The velvet envelope absorbed the inertia as it slowed Carialle's velocity down to about a third. Gradually, she dumped more speed as her course destination became more evident. The northern continent appeared over the rim of the planet. The ship was whisked over jungles and rivers and a network of small cities, all looming larger and larger as they dropped. Carialle focused in tightly on the terrain, judging by the angle of descent and speed where the invisible hand would eventually set them down. The datafile she'd gathered of Cridi geography during her spiral told her that ahead on the eastern edge was a broad, flat plain. Most likely the spaceport lay there.
Traveling at only a few thousand kilometers per hour Carialle had time to record more detail of the land below as well as speculate on the welcoming committee. Most definitely the Cridi held all the reins on access and communication. Keff was looking forward to airing his sign language and the smatterings he'd already picked up of cheeps and twitters. Carialle just hoped that she wouldn't have to face one of her worst fears: seeing parts of her original hull being used by humanity's newest allies as chip and dip trays.
The land dished upward into low, rounded, green-backed mountain ranges as a broad river valley spread out beneath her. Carialle's aesthetic sense was pleased by the cities she could see now in greater detail, integrated fully with the rainforests that covered most of the continent. Blue and bronze-metal skyscrapers poked up through clumps of trees that were like giant date palms. Tributaries that eventually led to the great river wound among residential areas, passing under innumerable small bridges. Much of the broad, green plains were uninhabited. Carialle guessed that the Cridi preferred to live in a jungle environment, and leave the open spaces to the ruminants. It was all unimaginably pretty.

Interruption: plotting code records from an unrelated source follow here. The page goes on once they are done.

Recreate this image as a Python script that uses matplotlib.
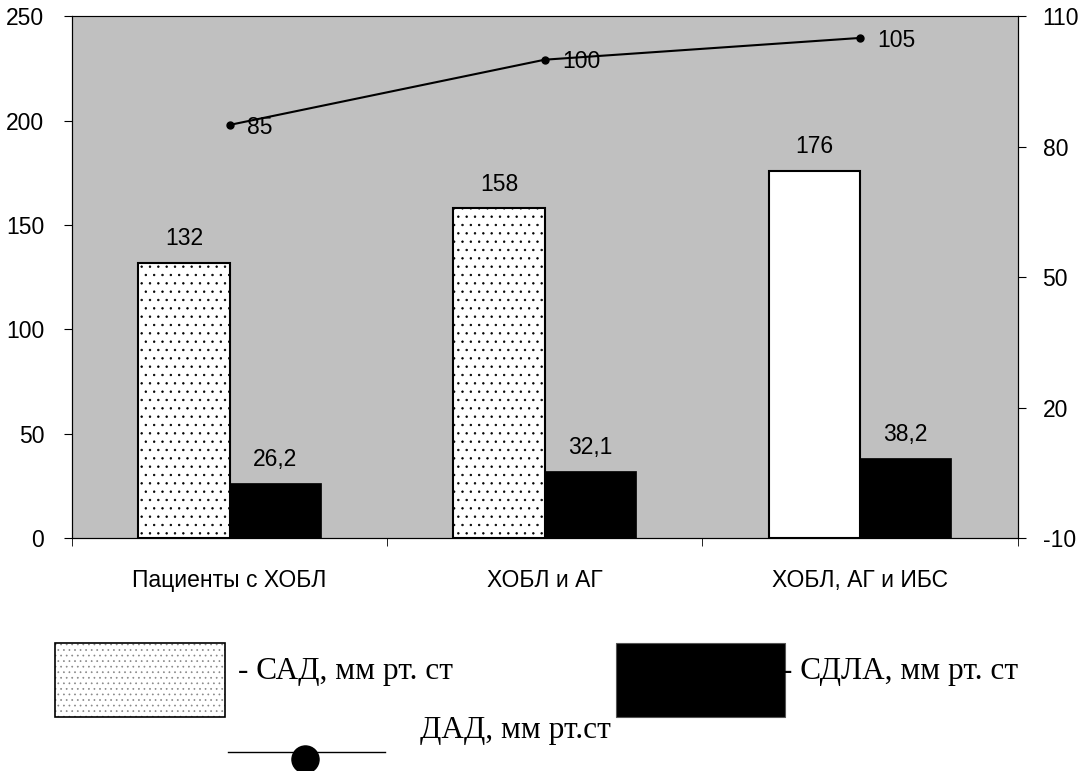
import matplotlib.pyplot as plt
import numpy as np
from matplotlib.patches import Rectangle
from matplotlib.lines import Line2D

plt.rcParams['font.family'] = ['Liberation Sans', 'DejaVu Sans']
plt.rcParams['hatch.linewidth'] = 0.5
plt.rcParams['axes.unicode_minus'] = False

categories = ['Пациенты с ХОБЛ', 'ХОБЛ и АГ', 'ХОБЛ, АГ и ИБС']
sad = [132, 158, 176]
sdla = [26.2, 32.1, 38.2]
dad = [85, 100, 105]
sad_labels = ['132', '158', '176']
sdla_labels = ['26,2', '32,1', '38,2']
dad_labels = ['85', '100', '105']

fs = 16.5
lfs = 22.5

fig = plt.figure(figsize=(10.86, 7.71), dpi=100)
ax = fig.add_axes([0.0663, 0.302, 0.8707, 0.677])
ax.set_facecolor('#c0c0c0')

x = np.arange(len(categories))
w = 0.29
hatches = ['..', '..', None]
for i in range(len(x)):
    ax.bar(x[i] - w / 2, sad[i], w, color='white', edgecolor='black',
           linewidth=1.5, hatch=hatches[i], zorder=2)
    ax.text(x[i] - w / 2, sad[i] + 6, sad_labels[i], ha='center', va='bottom', fontsize=fs)
ax.bar(x + w / 2, sdla, w, color='black', edgecolor='black', linewidth=0.5, zorder=2)
for i in range(len(x)):
    ax.text(x[i] + w / 2, sdla[i] + 6, sdla_labels[i], ha='center', va='bottom', fontsize=fs)

ax.set_xlim(-0.5, 2.5)
ax.set_ylim(0, 250)
ax.set_yticks([0, 50, 100, 150, 200, 250])
ax.set_xticks([])
ax.set_xticks([-0.5, 0.5, 1.5, 2.5], minor=True)
ax.tick_params(axis='x', which='minor', length=6, direction='out')
ax.tick_params(axis='y', length=6, direction='out', labelsize=fs, pad=14)
for i, c in enumerate(categories):
    ax.text(x[i], -15, c, ha='center', va='top', fontsize=fs)
for s in ['left', 'bottom', 'right', 'top']:
    ax.spines[s].set_color('black')
ax.spines['top'].set_color('#808080')

ax2 = ax.twinx()
ax2.plot(x, dad, color='black', linewidth=1.5, marker='o', markersize=5, zorder=3)
for i in range(len(x)):
    ax2.text(x[i] + 0.055, dad[i] - 0.5, dad_labels[i], ha='left', va='center', fontsize=fs)
ax2.set_ylim(-10, 110)
ax2.set_yticks([-10, 20, 50, 80, 110])
ax2.tick_params(axis='y', length=6, direction='out', labelsize=fs, pad=12)

# legend drawn below the plot
W, H = 1086, 771
lx, ly, lw_, lh = 55 / W, 1 - 717 / H, 170 / W, 74 / H
fig.add_artist(Rectangle((lx, ly), lw_, lh, transform=fig.transFigure,
                         facecolor='white', edgecolor='#888888', linewidth=0,
                         hatch='...'))
fig.add_artist(Rectangle((lx, ly), lw_, lh, transform=fig.transFigure,
                         facecolor='none', edgecolor='black', linewidth=1.2))
fig.text(238 / W, 1 - 679 / H, '- САД, мм рт. ст', family='Liberation Serif',
         fontsize=lfs, va='baseline', ha='left')
fig.text(1018 / W, 1 - 679 / H, '- СДЛА, мм рт. ст', family='Liberation Serif',
         fontsize=lfs, va='baseline', ha='right')
fig.add_artist(Rectangle((616 / W, ly), 169 / W, lh,
                         transform=fig.transFigure, facecolor='black',
                         edgecolor='#555555', linewidth=0.8))
fig.add_artist(Line2D([228 / W, 385 / W], [1 - 752 / H, 1 - 752 / H],
                      transform=fig.transFigure, color='black', linewidth=1))
fig.add_artist(Line2D([305 / W], [1 - 759 / H], transform=fig.transFigure,
                      marker='o', markersize=19.5, color='black'))
fig.text(420 / W, 1 - 738 / H, 'ДАД, мм рт.ст', family='Liberation Serif',
         fontsize=lfs, va='baseline', ha='left')

fig.savefig('out.png', dpi=100)
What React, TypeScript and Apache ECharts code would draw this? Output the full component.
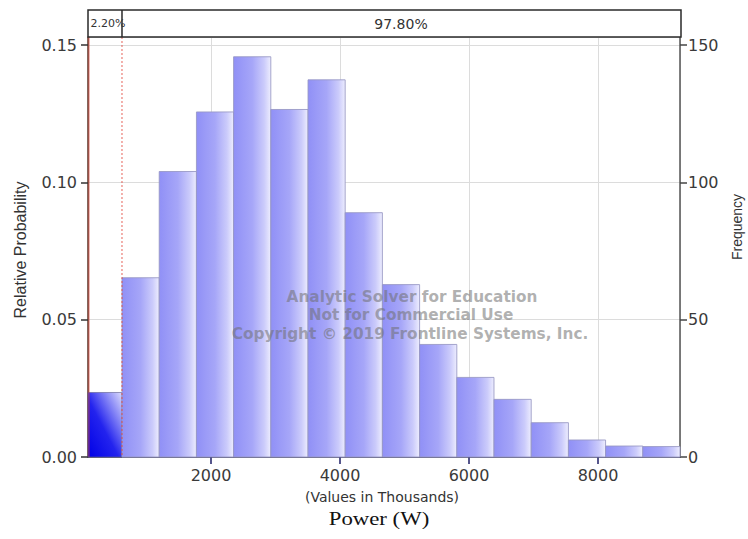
import React, { useEffect, useRef } from "react";
import * as echarts from "echarts";

// ---- data ----
const binEdges = [93, 620, 1197, 1774, 2350, 2927, 3504, 4080, 4657, 5234, 5811, 6387, 6964, 7541, 8117, 8694, 9271];
const relProb = [0.0235, 0.0653, 0.104, 0.1257, 0.1458, 0.1266, 0.1374, 0.089, 0.0628, 0.041, 0.029, 0.021, 0.0125, 0.0062, 0.004, 0.0038];
const lowerCutoff = 620;
const regionLabels = ["2.20%", "97.80%"];
const yLeftMax = 0.153;
const yRightMax = 153;
const watermarkLines = [
  "Analytic Solver for Education",
  "Not for Commercial Use",
  "Copyright © 2019 Frontline Systems, Inc.",
];
const axisTitles = {
  left: "Relative Probability",
  right: "Frequency",
  xSub: "(Values in Thousands)",
  x: "Power (W)",
};

const SANS = "DejaVu Sans";

export default function App() {
  const ref = useRef<HTMLDivElement>(null);

  useEffect(() => {
    if (!ref.current) return;
    const chart = echarts.init(ref.current, null, { renderer: "svg" });

    const histData = relProb.map((p, i) => [binEdges[i], binEdges[i + 1], p, i < 1 ? 1 : 0]);

    const lightFill = new echarts.graphic.LinearGradient(0, 0, 1, 0, [
      { offset: 0, color: "#9090f6" },
      { offset: 0.5, color: "#a6a6f8" },
      { offset: 0.82, color: "#cbcbfb" },
      { offset: 1, color: "#ededfe" },
    ]);
    const darkFill = new echarts.graphic.LinearGradient(0, 1, 1, 0, [
      { offset: 0, color: "#0000e6" },
      { offset: 0.45, color: "#2323ee" },
      { offset: 1, color: "#dcdcfd" },
    ]);

    const option: any = {
      animation: false,
      backgroundColor: "#ffffff",
      grid: { left: 88, right: 68, top: 37, bottom: 82, containLabel: false },
      xAxis: {
        type: "value",
        min: binEdges[0],
        max: binEdges[binEdges.length - 1],
        splitNumber: 5,
        axisLine: { show: true, lineStyle: { color: "#3a3a58", width: 1.5 } },
        axisTick: { show: true, length: 7, lineStyle: { color: "#1e1e66", width: 1.5 } },
        axisLabel: {
          showMinLabel: false,
          showMaxLabel: false,
          formatter: (v: number) => String(Math.round(v)),
          color: "#3a3a3a",
          fontSize: 16,
          fontFamily: SANS,
          margin: 10,
        },
        splitLine: { show: true, lineStyle: { color: "#dcdcdc", width: 1 } },
      },
      yAxis: [
        {
          type: "value",
          position: "left",
          min: 0,
          max: yLeftMax,
          interval: 0.05,
          axisLine: { show: true, lineStyle: { color: "#5b3226", width: 1.5 } },
          axisTick: { show: true, length: 7, lineStyle: { color: "#333", width: 1.5 } },
          axisLabel: {
            showMaxLabel: false,
            formatter: (v: number) => v.toFixed(2),
            color: "#3a3a3a",
            fontSize: 16,
            fontFamily: SANS,
            margin: 11,
          },
          splitLine: { show: true, lineStyle: { color: "#dcdcdc", width: 1 } },
        },
        {
          type: "value",
          position: "right",
          min: 0,
          max: yRightMax,
          interval: 50,
          axisLine: { show: true, lineStyle: { color: "#555", width: 1.5 } },
          axisTick: { show: true, length: 7, lineStyle: { color: "#444", width: 1.5 } },
          axisLabel: {
            showMaxLabel: false,
            color: "#3a3a3a",
            fontSize: 16,
            fontFamily: SANS,
            margin: 8,
          },
          splitLine: { show: false },
        },
      ],
      series: [
        {
          type: "custom",
          xAxisIndex: 0,
          yAxisIndex: 0,
          encode: { x: [0, 1], y: 2 },
          data: histData,
          z: 2,
          renderItem: (params: any, api: any) => {
            const tl = api.coord([api.value(0), api.value(2)]);
            const br = api.coord([api.value(1), 0]);
            const dark = api.value(3) === 1;
            return {
              type: "rect",
              shape: { x: tl[0], y: tl[1], width: br[0] - tl[0], height: br[1] - tl[1] },
              style: {
                fill: dark ? darkFill : lightFill,
                stroke: dark ? "rgba(90,90,140,0.6)" : "rgba(150,150,195,0.85)",
                lineWidth: 1,
              },
            };
          },
        },
      ],
    };

    chart.setOption(option);

    const px = (v: number) => chart.convertToPixel({ xAxisIndex: 0 }, v) as number;
    const py = (v: number) => chart.convertToPixel({ yAxisIndex: 0 }, v) as number;
    const xL = px(binEdges[0]);
    const xR = px(binEdges[binEdges.length - 1]);
    const xC = px(lowerCutoff);
    const yT = py(yLeftMax);
    const yB = py(0);
    const bandTop = 10;

    const wmStyle = (text: string) => ({
      text,
      fill: "rgba(110,110,110,0.55)",
      fontSize: 15,
      fontFamily: SANS,
      fontWeight: "bold",
      align: "center",
      verticalAlign: "middle",
    });

    chart.setOption({
      graphic: [
        // header band
        {
          type: "rect",
          shape: { x: xL, y: bandTop, width: xR - xL + 1, height: yT - bandTop },
          style: { fill: "#fff", stroke: "#2a2a2a", lineWidth: 1.5 },
          z: 10,
        },
        {
          type: "line",
          shape: { x1: xC, y1: bandTop, x2: xC, y2: yT },
          style: { stroke: "#2a2a2a", lineWidth: 1.5 },
          z: 11,
        },
        {
          type: "text",
          x: (xL + xC) / 2 + 3,
          y: (bandTop + yT) / 2,
          style: {
            text: regionLabels[0],
            fontSize: 11,
            fontFamily: SANS,
            fill: "#333",
            align: "center",
            verticalAlign: "middle",
          },
          z: 12,
        },
        {
          type: "text",
          x: (xC + xR) / 2,
          y: (bandTop + yT) / 2,
          style: {
            text: regionLabels[1],
            fontSize: 14,
            fontFamily: SANS,
            fill: "#333",
            align: "center",
            verticalAlign: "middle",
          },
          z: 12,
        },
        // cutoff markers
        {
          type: "line",
          shape: { x1: xL + 1, y1: yT, x2: xL + 1, y2: yB },
          style: { stroke: "rgba(220,60,50,0.7)", lineWidth: 1 },
          z: 9,
        },
        {
          type: "line",
          shape: { x1: xC, y1: yT, x2: xC, y2: yB },
          style: { stroke: "rgba(225,70,60,0.85)", lineWidth: 1, lineDash: [2, 2] },
          z: 9,
        },
        // watermark
        { type: "text", x: 412, y: 297, scaleX: 1.02, style: wmStyle(watermarkLines[0]), z: 20 },
        { type: "text", x: 411, y: 315, scaleX: 1.02, style: wmStyle(watermarkLines[1]), z: 20 },
        { type: "text", x: 410, y: 334, scaleX: 1.02, style: wmStyle(watermarkLines[2]), z: 20 },
        // axis titles
        {
          type: "text",
          x: 20,
          y: 250,
          rotation: Math.PI / 2,
          style: {
            text: axisTitles.left,
            fontSize: 16,
            fontFamily: "Liberation Sans",
            fill: "#333",
            align: "center",
            verticalAlign: "middle",
          },
        },
        {
          type: "text",
          x: 737,
          y: 227,
          rotation: Math.PI / 2,
          style: {
            text: axisTitles.right,
            fontSize: 14,
            fontFamily: "Liberation Sans",
            fill: "#333",
            align: "center",
            verticalAlign: "middle",
          },
        },
        {
          type: "text",
          x: 382,
          y: 497,
          style: {
            text: axisTitles.xSub,
            fontSize: 14,
            fontFamily: SANS,
            fill: "#333",
            align: "center",
            verticalAlign: "middle",
          },
        },
        {
          type: "text",
          x: 379,
          y: 519,
          scaleX: 1.2,
          style: {
            text: axisTitles.x,
            fontSize: 19,
            fontFamily: "Liberation Serif",
            fill: "#111",
            align: "center",
            verticalAlign: "middle",
          },
        },
      ],
    });

    return () => chart.dispose();
  }, []);

  return (
    <div
      ref={ref}
      style={{ position: "absolute", left: 0, top: 0, width: 748, height: 539, background: "#fff" }}
    />
  );
}
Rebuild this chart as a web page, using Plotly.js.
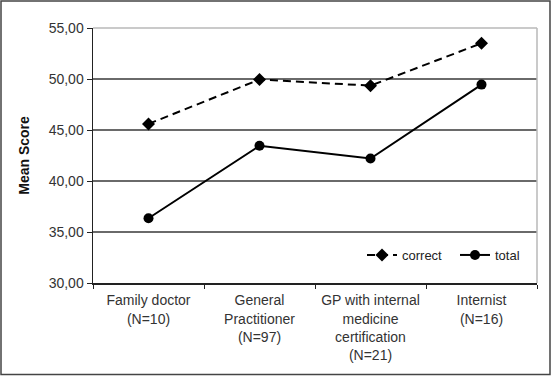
<!DOCTYPE html>
<html>
<head>
<meta charset="utf-8">
<script src="https://cdn.plot.ly/plotly-3.0.1.min.js"></script>
<style>
html,body{margin:0;padding:0;background:#fff;}
#chart{width:552px;height:376px;}
</style>
</head>
<body>
<div id="chart"></div>
<script>
var categories = [
  "Family doctor<br>(N=10)",
  "General<br>Practitioner<br>(N=97)",
  "GP with internal<br>medicine<br>certification<br>(N=21)",
  "Internist<br>(N=16)"
];
var correctValues = [45.6, 49.95, 49.35, 53.5];
var totalValues = [36.35, 43.45, 42.2, 49.45];
var yTickValues = [30, 35, 40, 45, 50, 55];

var traces = [
  {
    x: categories, y: correctValues, name: "correct", type: "scatter", mode: "lines+markers",
    line: {color: "#000", width: 2, dash: "8px,5px"},
    marker: {symbol: "diamond", size: 10, color: "#000"},
    legend: "legend"
  },
  {
    x: categories, y: totalValues, name: "total", type: "scatter", mode: "lines+markers",
    line: {color: "#000", width: 2},
    marker: {symbol: "circle", size: 10, color: "#000"},
    legend: "legend2"
  }
];

var L = 93, R = 15, T = 28, B = 93, W = 552, H = 376;
var pw = W - L - R, ph = H - T - B;
function px(p){ return (p - L) / pw; }
function py(p){ return (H - B - p) / ph; }

var legendCommon = {
  orientation: "h", xanchor: "left", y: py(255), yanchor: "middle",
  bgcolor: "rgba(0,0,0,0)", font: {size: 13, color: "#222"}, itemwidth: 30
};

var layout = {
  width: W, height: H,
  margin: {l: L, r: R, t: T, b: B, autoexpand: false},
  paper_bgcolor: "#fff", plot_bgcolor: "#fff",
  separators: ",.",
  font: {family: "Liberation Sans, Arial, sans-serif", size: 14, color: "#333"},
  showlegend: true,
  legend: Object.assign({}, legendCommon, {x: px(362)}),
  legend2: Object.assign({}, legendCommon, {x: px(455)}),
  xaxis: {
    type: "category", range: [-0.5, 3.5], showgrid: false, zeroline: false,
    showline: true, linecolor: "#222", linewidth: 1.5,
    ticks: "outside", ticklen: 4, tickcolor: "#222", tickson: "boundaries",
    tickangle: 0, ticklabelstandoff: 4, automargin: false,
    tickfont: {size: 14, color: "#333"}, fixedrange: true
  },
  yaxis: {
    range: [30, 55], tickvals: yTickValues, tickformat: ".2f",
    showgrid: true, gridcolor: "#6a6a6a", gridwidth: 1.2, zeroline: false,
    showline: true, linecolor: "#222", linewidth: 1.5,
    ticks: "outside", ticklen: 5, tickcolor: "#222", automargin: false,
    tickfont: {size: 14, color: "#333"},
    title: {text: "<b>Mean Score</b>", font: {size: 14, color: "#111"}, standoff: 16},
    fixedrange: true
  },
  shapes: [
    {type: "line", xref: "paper", yref: "paper", x0: 0, x1: 1, y0: 1, y1: 1, line: {color: "#b8b8b8", width: 1.5}},
    {type: "line", xref: "paper", yref: "paper", x0: 1, x1: 1, y0: 0, y1: 1, line: {color: "#b8b8b8", width: 1.5}},
    {type: "rect", xref: "paper", yref: "paper", x0: px(1), x1: px(550), y0: py(374.5), y1: py(1), line: {color: "#444", width: 1.5}}
  ]
};

Plotly.newPlot("chart", traces, layout, {displayModeBar: false, staticPlot: true});
</script>
</body>
</html>
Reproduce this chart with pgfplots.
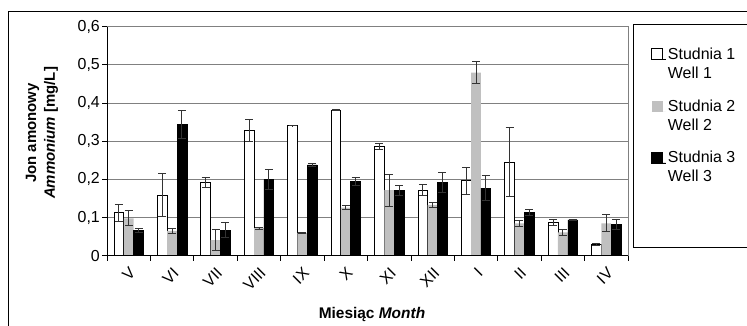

"Brace yourselves!" Carialle announced, feeling the restraint around her tighten. Tall Eyebrow and his two companions buckled themselves into the second crash couch, their staring eyes grim as the ship seemed to skim right over the tops of the trees. Carialle widened the view out to give them an accurate picture of their descent. They were actually still hundreds of kilometers above the ground.
Now she could see a landing strip appearing in the extreme range of her sensors. The huge, open field was lined with rows of low buildings. Ragged heaps of undifferentiated junk, half-grown over with vegetation, lay at the edges of the field, but two nearly complete spacecraft stood proudly on the wide, green plain. Perfect miniatures, the graceful spires measured about a sixth of Carialle's height.
"Not much current use," Keff commented. "I guess what Tall Eyebrow said about sparse government funding holds true even ten centuries later."
Their speed lessened again, this time sharply. The passengers surged forward in their crash seats. Keff clutched the arms of his couch and ground his molars together. Forward propulsion was down to a few hundred kilometers per minute, then a few tens, then diminished entirely. Keff had an uncomfortable feeling of weightlessness for a moment.
"I'm upending," Carialle said. And she began to drop. Keff felt his heart slide upward to his throat. He gulped. The frogs, lifted momentarily upward against their straps, exchanged nervous glances among themselves, but none made a sound. The ship fell like a stone.
"If they drop us now, we're scattered components," Carialle said. "I couldn't ignite to full burners in time to save us."
Groaning against the gravity-force upthrust, Keff huddled back in his impact couch against the thrust, his heart racing.
"The question of the day," Carialle said in Keff's ear, her voice sounding sharp with panic regardless of her calm choice of words. "Would a culture with a technology this advanced be reduced to performing manual salvage on a space-marooned hulk?"
"Doubt it," Keff gritted, trying to keep his stomach from forcing its way up his throat and out of his mouth. His heart was in the way, and they'd all come out at once. He tried to sound definite. "Hope not." He closed his eyes and clutched harder, his fingers denting the upholstery of his crash couch, hoping the chair wouldn't have to live up to its name.